Star cycle challenge Maillot Vert CALVIN TUCKER looks east for inspiration

FROM Mark Cavendish dramatically crashing out of the opening stage of the Tour de France in Yorkshire, to the teenagers on the local estate bunny-hopping kerbs on old mountain bikes — wherever you look, the bicycle is in the ascendancy.

With the surging popularity of cycling, readers might be forgiven for thinking that the Morning Star Heroes of Pain are a rag-tag bunch of Johnny-come-latelies, hitching a ride on the back of the peloton.

In fact, cycling can trace its radical roots back to 1895 and the formation of the Clarion Cycling Club — its members would pedal to neighbouring towns and villages to distribute socialist leaflets and election propaganda.

For some the bicycle meant the freedom to explore. For others it was something to be feared.

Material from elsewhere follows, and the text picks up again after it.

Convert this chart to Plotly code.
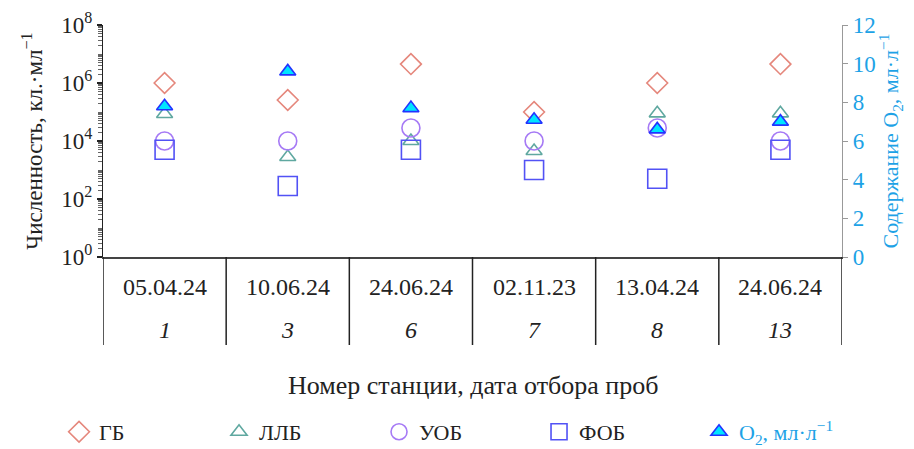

According to British Cycling, the bicycle was seen as a “machine of the working classes.”

The wealthy ruling class “railed against the incursions into their beloved countryside,” and there was even talk of an outright ban on cycling.

Today Britain is rightly proud of its Yellow Jersey winners — Wiggins and Froome. But there was a time when the socialist countries provided the backdrop for the heroes of this most beautiful and painful of sports.

From 1948 until 2006 Czechoslovakia, the GDR and Poland hosted the Peace Race, a multiple-stage tour open to amateur riders from around the world. The dramas and stories were once read by millions in the columns of Rude Pravo, Neues Deutschland and Trybuna Ludu.

Dubbed the “Tour de France of the East,” the Peace Race showcased the best cycling talent the socialist system could produce — legends such as two-times winner Gustav-Adolf “Tave” Schur, a man of integrity who once sacrificed his own Road World Championship chances by letting a teammate pass and win.

Voted East Germany’s greatest-ever athlete, Tave remained an unrepentant champion of socialism who also won election to the Bundestag after the fall of the Berlin Wall.

In just 17 days, the best cycling talent the Morning Star can produce will be cycling 270 miles from the paper’s headquarters in east London to the Fete de l’Humanite in Paris. “Socialism,” the Chilean politician Jose Antonio Viera Gallo once said, “can only arrive by bicycle.”